Нововведения, к коим можно отнести электронные
шлагбаумы, зеркальные витрины, гроздья
светофоров и клетки для приюта престарелых
пластиковых бутылок к предметам старины не
относятся и открыто игнорируются. В то же время
неподдельная жизнь человеческая плещет через
край, выходит из дверей и валится из окон на
тротуары, оставляя многочисленные отметины и
знаки. Каждая свалка имеет свое лицо, историю,
хозяев и наследников, болельщиков и
злопыхателей. Живописно сваленные артефакты
повествуют буквально обо всем - происхождении и
имущественном цензе бывших владельцев,
количестве и качестве их детей, политической
позиции старшего поколения и сексуальной
ориентации младшего. По отторгаемым элементам
существования можно определить принадлежность
не только к роду, но и к племени, а если повезет, то
и поживиться чем-либо - совершенным подарком,
слегка выгоревшим под южным солнцем каталогом
выставки полувековой давности или небольшой
коллекцией пластинок, книг и несколько
устаревшего компьютерного железа.
Томление
в мятущейся душе начинается с того момента, когда
понимаешь, что внутренняя структура подлинного
Тель-Авива простирается далеко за пределы его
жилых и не особо жилых кварталов. Мусорная опера
гремит басами, пробивается сквозь звуки ночных
дансингов, уханье военных маршей и слабые
симфонические пиликанья камерных залов.
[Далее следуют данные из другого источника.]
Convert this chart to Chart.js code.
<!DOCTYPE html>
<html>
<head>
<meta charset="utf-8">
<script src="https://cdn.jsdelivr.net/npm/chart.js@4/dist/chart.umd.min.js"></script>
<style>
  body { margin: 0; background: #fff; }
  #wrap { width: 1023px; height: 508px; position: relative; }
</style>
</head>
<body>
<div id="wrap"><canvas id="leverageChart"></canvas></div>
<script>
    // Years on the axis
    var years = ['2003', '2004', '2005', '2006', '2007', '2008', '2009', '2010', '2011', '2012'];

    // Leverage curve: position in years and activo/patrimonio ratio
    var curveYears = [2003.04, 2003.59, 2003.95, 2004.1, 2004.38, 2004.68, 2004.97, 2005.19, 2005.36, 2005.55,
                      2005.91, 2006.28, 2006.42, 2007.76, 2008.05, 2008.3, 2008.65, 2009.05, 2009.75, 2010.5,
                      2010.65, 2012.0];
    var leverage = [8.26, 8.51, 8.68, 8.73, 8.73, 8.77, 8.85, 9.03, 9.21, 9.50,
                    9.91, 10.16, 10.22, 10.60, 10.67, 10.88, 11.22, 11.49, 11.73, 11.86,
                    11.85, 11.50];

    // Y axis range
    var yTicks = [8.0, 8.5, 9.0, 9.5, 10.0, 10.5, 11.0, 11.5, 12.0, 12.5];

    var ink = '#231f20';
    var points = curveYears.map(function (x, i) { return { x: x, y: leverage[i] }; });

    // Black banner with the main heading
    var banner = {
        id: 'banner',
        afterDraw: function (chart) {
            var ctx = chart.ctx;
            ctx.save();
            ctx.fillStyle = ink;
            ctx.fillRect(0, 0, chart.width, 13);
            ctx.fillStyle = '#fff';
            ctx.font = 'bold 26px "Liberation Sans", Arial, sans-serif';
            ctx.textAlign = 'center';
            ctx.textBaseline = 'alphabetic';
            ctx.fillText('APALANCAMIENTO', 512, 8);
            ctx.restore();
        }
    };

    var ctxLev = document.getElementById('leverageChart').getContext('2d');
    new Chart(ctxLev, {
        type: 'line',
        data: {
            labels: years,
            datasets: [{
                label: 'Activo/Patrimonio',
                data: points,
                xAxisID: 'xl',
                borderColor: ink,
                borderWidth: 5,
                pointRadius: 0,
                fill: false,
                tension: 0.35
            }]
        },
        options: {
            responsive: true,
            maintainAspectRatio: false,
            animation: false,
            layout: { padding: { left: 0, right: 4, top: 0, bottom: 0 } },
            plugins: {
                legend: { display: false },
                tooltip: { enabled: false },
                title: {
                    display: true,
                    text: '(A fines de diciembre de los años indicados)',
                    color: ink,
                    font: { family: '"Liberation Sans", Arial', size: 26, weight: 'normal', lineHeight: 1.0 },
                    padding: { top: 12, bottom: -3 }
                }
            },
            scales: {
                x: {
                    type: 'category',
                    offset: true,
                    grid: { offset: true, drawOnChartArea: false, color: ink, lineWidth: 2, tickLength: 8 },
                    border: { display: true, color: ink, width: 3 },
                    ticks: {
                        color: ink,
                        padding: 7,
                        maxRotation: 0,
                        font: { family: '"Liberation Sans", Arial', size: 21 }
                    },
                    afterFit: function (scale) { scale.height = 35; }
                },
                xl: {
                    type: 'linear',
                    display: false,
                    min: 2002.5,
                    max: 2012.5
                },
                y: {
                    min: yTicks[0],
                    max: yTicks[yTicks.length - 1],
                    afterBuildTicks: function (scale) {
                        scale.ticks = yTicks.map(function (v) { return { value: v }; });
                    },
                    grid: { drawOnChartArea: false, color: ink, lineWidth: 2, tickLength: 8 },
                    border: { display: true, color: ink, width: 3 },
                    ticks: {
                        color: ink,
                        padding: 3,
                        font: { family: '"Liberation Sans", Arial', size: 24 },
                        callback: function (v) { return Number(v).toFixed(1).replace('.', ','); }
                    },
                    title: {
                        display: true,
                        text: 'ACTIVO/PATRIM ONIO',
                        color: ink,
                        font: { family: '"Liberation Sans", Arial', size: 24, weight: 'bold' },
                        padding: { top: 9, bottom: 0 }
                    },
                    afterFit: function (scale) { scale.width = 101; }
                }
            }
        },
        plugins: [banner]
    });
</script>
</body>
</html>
Для
того, чтобы увидеть суть достаточно
всего-навсего не смотреть строго вперед и не идти
в ногу, а поднять глаза или позволить себе
поглазеть по сторонам. Век нынешний и век
минувший сосуществуют столь активно, что
проявляются на фоне друг друга. Современность,
зачастую, возводится по принципам прошлого и,
претендуя на будущее, формирует настоящее с
оглядкой, оставляя следы и отметины, возвращаясь
и заимствуя. Она полна тенями и отражениями,
связана пуповиной древних коммуникаций с
люминесцентными огнями, висящими над выбоинами
асфальта и пылью придорожных кустов. Остовы
дохлых автомобилей ржавеют в окружении
патриархальных пальм, апельсиновые сады и
заросли кактусов скрывают поля железобетонного
крошева, новостройки упираются в поселки упрямых
бедуинов.
Тяжело однозначно сказать, где начинается Большой Тель-Авив и где заканчивается Тель-Авив Малый. Еще труднее определить границы Тель-Авива виртуального. Его знаки можно встретить и в Амстердаме, и в Хевроне; он как принцип существования проявляется у основания государственного семисвечника, за воротами многочисленных военных баз, в жестикуляции стюардов Эль-Аля и водителей Эгеда, в говоре банковских служащих и лепете новорожденных. Тель-Авив находится там, где его, казалось бы, нет смысла искать, и исчезает, будучи найден. Существующий, он не таков, каков есть, видимый. В общем, его всегда нет.